Guide7 min read

The Traditional Hammam Experience β€” What to Expect and Where to Go

Published February 1, 2026 Β· Updated March 1, 2026

What Is a Hammam?

A hammam, also called a Turkish bath, is a communal bathing tradition that has been central to social and spiritual life across the Middle East, North Africa, and Turkey for more than a thousand years. The hammam evolved from the Roman thermae, adapted through Islamic culture to serve both practical and religious purposes β€” the Quran emphasizes cleanliness as an essential aspect of faith, and the hammam became the primary institution for ritual purification.

But the hammam was never just about hygiene. It served as a social hub, a place where communities gathered, deals were negotiated, marriages were arranged, and friendships were formed. For women, who often had limited public social spaces, the hammam was particularly important β€” a place of freedom, conversation, and sisterhood. This social dimension persists today, especially in Morocco and Turkey, where neighborhood hammams remain integral to community life.

The Architecture

Traditional hammams follow a layout inherited from Roman baths: a cool room for changing and relaxation, a warm transitional room, and a hot room where the main bathing takes place. The hot room, or hararet, is the heart of the hammam β€” a marble-clad, domed chamber heated by steam from below. At its center sits the gobektasi, a large heated marble platform where you lie for scrubbing and massage.

The domes are pierced by small star-shaped skylights that filter natural light through the steam, creating an atmosphere that many visitors describe as otherworldly. The combination of marble, steam, warmth, and diffused light produces a sensory environment unlike anything in the modern spa world.

The Ritual

A traditional hammam visit follows a specific sequence. You begin in the cool room, undressing and wrapping yourself in a pestemal, a thin cotton wrap. You then move to the warm room, where you sit and acclimate to the heat for ten to fifteen minutes, allowing your pores to open and your muscles to soften.
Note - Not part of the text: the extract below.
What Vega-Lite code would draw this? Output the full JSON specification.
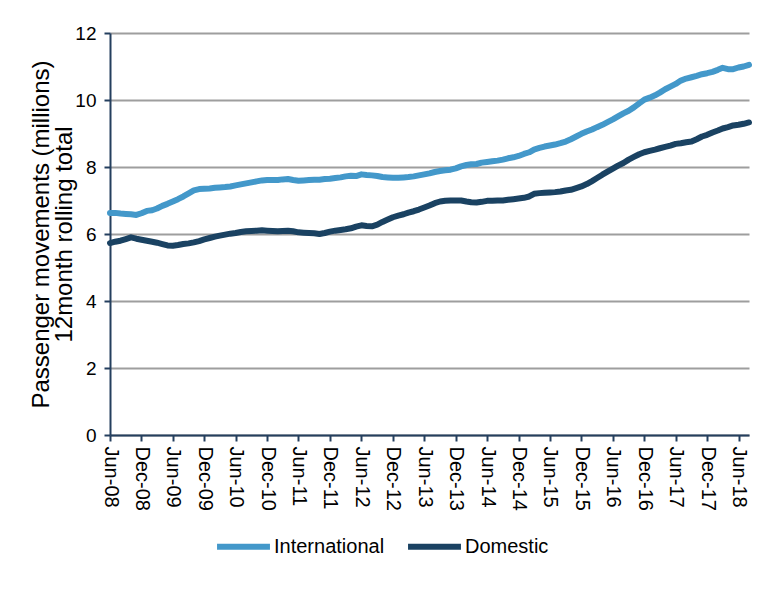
{
  "$schema": "https://vega.github.io/schema/vega-lite/v6.json",
  "width": 639,
  "height": 402,
  "autosize": {"type": "none"},
  "padding": {"left": 110, "top": 33, "right": 27, "bottom": 170},
  "background": "white",
  "config": {
    "font": "Liberation Sans",
    "view": {"stroke": null},
    "axis": {"labelColor": "black", "titleColor": "black", "labelFont": "Liberation Sans", "titleFont": "Liberation Sans"}
  },
  "data": {"values": [
    {"d":"2008-06-01","International":6.63,"Domestic":5.73},
    {"d":"2008-07-01","International":6.63,"Domestic":5.77},
    {"d":"2008-08-01","International":6.61,"Domestic":5.80},
    {"d":"2008-09-01","International":6.60,"Domestic":5.85},
    {"d":"2008-10-01","International":6.59,"Domestic":5.90},
    {"d":"2008-11-01","International":6.57,"Domestic":5.86},
    {"d":"2008-12-01","International":6.62,"Domestic":5.83},
    {"d":"2009-01-01","International":6.69,"Domestic":5.80},
    {"d":"2009-02-01","International":6.71,"Domestic":5.77},
    {"d":"2009-03-01","International":6.76,"Domestic":5.74},
    {"d":"2009-04-01","International":6.84,"Domestic":5.70},
    {"d":"2009-05-01","International":6.90,"Domestic":5.66},
    {"d":"2009-06-01","International":6.97,"Domestic":5.65},
    {"d":"2009-07-01","International":7.04,"Domestic":5.67},
    {"d":"2009-08-01","International":7.12,"Domestic":5.70},
    {"d":"2009-09-01","International":7.21,"Domestic":5.72},
    {"d":"2009-10-01","International":7.30,"Domestic":5.75},
    {"d":"2009-11-01","International":7.34,"Domestic":5.79},
    {"d":"2009-12-01","International":7.35,"Domestic":5.84},
    {"d":"2010-01-01","International":7.36,"Domestic":5.88},
    {"d":"2010-02-01","International":7.38,"Domestic":5.92},
    {"d":"2010-03-01","International":7.39,"Domestic":5.95},
    {"d":"2010-04-01","International":7.40,"Domestic":5.98},
    {"d":"2010-05-01","International":7.42,"Domestic":6.01},
    {"d":"2010-06-01","International":7.45,"Domestic":6.03},
    {"d":"2010-07-01","International":7.48,"Domestic":6.06},
    {"d":"2010-08-01","International":7.51,"Domestic":6.08},
    {"d":"2010-09-01","International":7.54,"Domestic":6.09},
    {"d":"2010-10-01","International":7.57,"Domestic":6.10},
    {"d":"2010-11-01","International":7.60,"Domestic":6.11},
    {"d":"2010-12-01","International":7.61,"Domestic":6.10},
    {"d":"2011-01-01","International":7.61,"Domestic":6.09},
    {"d":"2011-02-01","International":7.61,"Domestic":6.08},
    {"d":"2011-03-01","International":7.63,"Domestic":6.09},
    {"d":"2011-04-01","International":7.64,"Domestic":6.10},
    {"d":"2011-05-01","International":7.61,"Domestic":6.08},
    {"d":"2011-06-01","International":7.59,"Domestic":6.05},
    {"d":"2011-07-01","International":7.60,"Domestic":6.04},
    {"d":"2011-08-01","International":7.61,"Domestic":6.03},
    {"d":"2011-09-01","International":7.62,"Domestic":6.02},
    {"d":"2011-10-01","International":7.62,"Domestic":6.00},
    {"d":"2011-11-01","International":7.64,"Domestic":6.03},
    {"d":"2011-12-01","International":7.65,"Domestic":6.07},
    {"d":"2012-01-01","International":7.67,"Domestic":6.10},
    {"d":"2012-02-01","International":7.69,"Domestic":6.12},
    {"d":"2012-03-01","International":7.72,"Domestic":6.14},
    {"d":"2012-04-01","International":7.74,"Domestic":6.17},
    {"d":"2012-05-01","International":7.73,"Domestic":6.22},
    {"d":"2012-06-01","International":7.78,"Domestic":6.26},
    {"d":"2012-07-01","International":7.76,"Domestic":6.24},
    {"d":"2012-08-01","International":7.75,"Domestic":6.23},
    {"d":"2012-09-01","International":7.73,"Domestic":6.28},
    {"d":"2012-10-01","International":7.70,"Domestic":6.36},
    {"d":"2012-11-01","International":7.69,"Domestic":6.43},
    {"d":"2012-12-01","International":7.68,"Domestic":6.50},
    {"d":"2013-01-01","International":7.68,"Domestic":6.55},
    {"d":"2013-02-01","International":7.69,"Domestic":6.59},
    {"d":"2013-03-01","International":7.70,"Domestic":6.64},
    {"d":"2013-04-01","International":7.72,"Domestic":6.68},
    {"d":"2013-05-01","International":7.75,"Domestic":6.73},
    {"d":"2013-06-01","International":7.78,"Domestic":6.79},
    {"d":"2013-07-01","International":7.81,"Domestic":6.85},
    {"d":"2013-08-01","International":7.85,"Domestic":6.92},
    {"d":"2013-09-01","International":7.88,"Domestic":6.97},
    {"d":"2013-10-01","International":7.90,"Domestic":6.99},
    {"d":"2013-11-01","International":7.92,"Domestic":7.00},
    {"d":"2013-12-01","International":7.96,"Domestic":7.00},
    {"d":"2014-01-01","International":8.02,"Domestic":7.00},
    {"d":"2014-02-01","International":8.06,"Domestic":6.97},
    {"d":"2014-03-01","International":8.08,"Domestic":6.95},
    {"d":"2014-04-01","International":8.09,"Domestic":6.94},
    {"d":"2014-05-01","International":8.13,"Domestic":6.96},
    {"d":"2014-06-01","International":8.15,"Domestic":6.99},
    {"d":"2014-07-01","International":8.17,"Domestic":6.99},
    {"d":"2014-08-01","International":8.19,"Domestic":7.00},
    {"d":"2014-09-01","International":8.22,"Domestic":7.00},
    {"d":"2014-10-01","International":8.26,"Domestic":7.02},
    {"d":"2014-11-01","International":8.29,"Domestic":7.04},
    {"d":"2014-12-01","International":8.33,"Domestic":7.06},
    {"d":"2015-01-01","International":8.39,"Domestic":7.08},
    {"d":"2015-02-01","International":8.44,"Domestic":7.12},
    {"d":"2015-03-01","International":8.52,"Domestic":7.20},
    {"d":"2015-04-01","International":8.57,"Domestic":7.22},
    {"d":"2015-05-01","International":8.61,"Domestic":7.23},
    {"d":"2015-06-01","International":8.64,"Domestic":7.24},
    {"d":"2015-07-01","International":8.67,"Domestic":7.25},
    {"d":"2015-08-01","International":8.71,"Domestic":7.27},
    {"d":"2015-09-01","International":8.76,"Domestic":7.30},
    {"d":"2015-10-01","International":8.83,"Domestic":7.32},
    {"d":"2015-11-01","International":8.91,"Domestic":7.37},
    {"d":"2015-12-01","International":8.99,"Domestic":7.42},
    {"d":"2016-01-01","International":9.06,"Domestic":7.49},
    {"d":"2016-02-01","International":9.12,"Domestic":7.58},
    {"d":"2016-03-01","International":9.19,"Domestic":7.67},
    {"d":"2016-04-01","International":9.26,"Domestic":7.77},
    {"d":"2016-05-01","International":9.34,"Domestic":7.86},
    {"d":"2016-06-01","International":9.42,"Domestic":7.95},
    {"d":"2016-07-01","International":9.51,"Domestic":8.04},
    {"d":"2016-08-01","International":9.60,"Domestic":8.12},
    {"d":"2016-09-01","International":9.68,"Domestic":8.22},
    {"d":"2016-10-01","International":9.78,"Domestic":8.30},
    {"d":"2016-11-01","International":9.90,"Domestic":8.38},
    {"d":"2016-12-01","International":10.01,"Domestic":8.44},
    {"d":"2017-01-01","International":10.07,"Domestic":8.48},
    {"d":"2017-02-01","International":10.14,"Domestic":8.52},
    {"d":"2017-03-01","International":10.22,"Domestic":8.56},
    {"d":"2017-04-01","International":10.32,"Domestic":8.60},
    {"d":"2017-05-01","International":10.40,"Domestic":8.64},
    {"d":"2017-06-01","International":10.48,"Domestic":8.69},
    {"d":"2017-07-01","International":10.58,"Domestic":8.71},
    {"d":"2017-08-01","International":10.64,"Domestic":8.74},
    {"d":"2017-09-01","International":10.68,"Domestic":8.76},
    {"d":"2017-10-01","International":10.72,"Domestic":8.83},
    {"d":"2017-11-01","International":10.77,"Domestic":8.91},
    {"d":"2017-12-01","International":10.80,"Domestic":8.96},
    {"d":"2018-01-01","International":10.84,"Domestic":9.03},
    {"d":"2018-02-01","International":10.90,"Domestic":9.09},
    {"d":"2018-03-01","International":10.96,"Domestic":9.15},
    {"d":"2018-04-01","International":10.92,"Domestic":9.19},
    {"d":"2018-05-01","International":10.92,"Domestic":9.24},
    {"d":"2018-06-01","International":10.97,"Domestic":9.26},
    {"d":"2018-07-01","International":11.00,"Domestic":9.29},
    {"d":"2018-08-01","International":11.05,"Domestic":9.33}
  ]},
  "transform": [{"fold": ["International", "Domestic"], "as": ["series", "value"]}],
  "mark": {"type": "line", "strokeWidth": 6, "strokeJoin": "round", "strokeCap": "round"},
  "encoding": {
    "x": {
      "field": "d", "type": "temporal",
      "scale": {"type": "utc", "domain": [{"year": 2008, "month": 6, "date": 1, "utc": true}, {"year": 2018, "month": 8, "date": 1, "utc": true}]},
      "axis": {
        "title": null,
        "values": [
          {"year":2008,"month":6,"date":1,"utc":true},{"year":2008,"month":12,"date":1,"utc":true},
          {"year":2009,"month":6,"date":1,"utc":true},{"year":2009,"month":12,"date":1,"utc":true},
          {"year":2010,"month":6,"date":1,"utc":true},{"year":2010,"month":12,"date":1,"utc":true},
          {"year":2011,"month":6,"date":1,"utc":true},{"year":2011,"month":12,"date":1,"utc":true},
          {"year":2012,"month":6,"date":1,"utc":true},{"year":2012,"month":12,"date":1,"utc":true},
          {"year":2013,"month":6,"date":1,"utc":true},{"year":2013,"month":12,"date":1,"utc":true},
          {"year":2014,"month":6,"date":1,"utc":true},{"year":2014,"month":12,"date":1,"utc":true},
          {"year":2015,"month":6,"date":1,"utc":true},{"year":2015,"month":12,"date":1,"utc":true},
          {"year":2016,"month":6,"date":1,"utc":true},{"year":2016,"month":12,"date":1,"utc":true},
          {"year":2017,"month":6,"date":1,"utc":true},{"year":2017,"month":12,"date":1,"utc":true},
          {"year":2018,"month":6,"date":1,"utc":true}
        ],
        "labelExpr": "utcFormat(datum.value, '%b-%y')",
        "labelAngle": 90,
        "labelAlign": "left",
        "labelBaseline": "middle",
        "labelFontSize": 20,
        "labelPadding": 5,
        "labelOverlap": false,
        "labelFlush": false,
        "grid": false,
        "domainColor": "#243F5E",
        "domainWidth": 2,
        "tickColor": "#243F5E",
        "tickWidth": 2,
        "tickSize": 6
      }
    },
    "y": {
      "field": "value", "type": "quantitative",
      "scale": {"domain": [0, 12], "nice": false},
      "axis": {
        "title": ["Passenger movements (millions)", "12month rolling total"],
        "titleFontSize": 24,
        "titleFontWeight": "normal",
        "titleLineHeight": 23,
        "titlePadding": -2,
        "values": [0, 2, 4, 6, 8, 10, 12],
        "labelFontSize": 19,
        "labelPadding": 8,
        "grid": true,
        "gridColor": "#9E9E9E",
        "gridWidth": 2,
        "domainColor": "#243F5E",
        "domainWidth": 2,
        "tickColor": "#243F5E",
        "tickWidth": 2,
        "tickSize": 6
      }
    },
    "color": {
      "field": "series", "type": "nominal",
      "scale": {"domain": ["International", "Domestic"], "range": ["#4398CA", "#1A4262"]},
      "legend": {
        "title": null,
        "orient": "none",
        "direction": "horizontal",
        "legendX": 104,
        "legendY": 484,
        "symbolType": "stroke",
        "symbolSize": 2800,
        "symbolStrokeWidth": 6,
        "labelFontSize": 20,
        "labelColor": "black",
        "labelOffset": 1,
        "columnPadding": 11
      }
    }
  }
}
In the hot room, you lie on the heated marble and sweat for another period before the scrubbing begins. An attendant, called a tellak in Turkish or a kessala in Moroccan Arabic, dons a coarse mitt called a kese and scrubs your entire body with firm, systematic strokes. The amount of dead skin that comes off is always astonishing β€” visible gray rolls of exfoliated skin that leave you simultaneously amazed and mildly horrified at what you've been carrying around.

After the scrub, you're rinsed with warm water and lathered with a foam created from natural olive oil soap in a cloth pouch. The foam is applied in billowing clouds, and a gentle wash follows the intense scrub, soothing the newly exposed skin. Some hammams include a massage at this stage, though the massage style is different from Western technique β€” more rhythmic rocking and joint manipulation than sustained pressure.

Where to Experience the Best Hammams

Istanbul's historic hammams are architectural masterpieces. Cagaloglu Hamami, built in 1741, is one of the last great Ottoman hammams and has been visited by everyone from Florence Nightingale to Harrison Ford. Kilic Ali Pasa Hamami, magnificently restored in 2012, offers what many consider the finest hammam experience in the world in a building designed by the legendary architect Sinan.

In Morocco, the hammam culture centers on Marrakech and Fes. The luxury hammams within riads like Royal Mansour and La Mamounia offer opulent private experiences, but for authenticity, the neighborhood hammams where locals bathe are incomparable. Hammam Dar el-Bacha in Marrakech provides a beautiful middle ground β€” a historic public hammam that has been thoughtfully restored with modern comfort while preserving traditional practice.

Beyond Turkey and Morocco, excellent hammam experiences can be found in Tunisia, Jordan, Lebanon, and the Gulf states. Many European cities now have hammam-inspired spas β€” Hammam Al Andalus in Granada, Madrid, and Malaga recreates the Moorish bathing tradition in beautifully designed spaces, while Aire Ancient Baths operates thermal bath and hammam facilities in cities from Barcelona to New York.

Hammam Etiquette

If visiting a traditional local hammam rather than a tourist-oriented facility, understanding the etiquette is essential. In Turkey, men and women bathe separately, either in different sections or at different times. Nudity protocols vary β€” in Turkey, pestemal wraps are standard; in Morocco, underwear is typically worn. Bring your own toiletries or purchase them at the hammam. Tipping the attendant is expected and appreciated.

Most importantly, surrender to the process. The scrubbing is vigorous, the water is hot, and you are largely passive. This isn't a spa treatment where you choose your pressure level and aromatic oils. The hammam attendant knows what they're doing, and the experience is about submitting to a ritual that has been refined over a millennium. The reward is skin that feels reborn and a sense of cleanliness that no shower can replicate.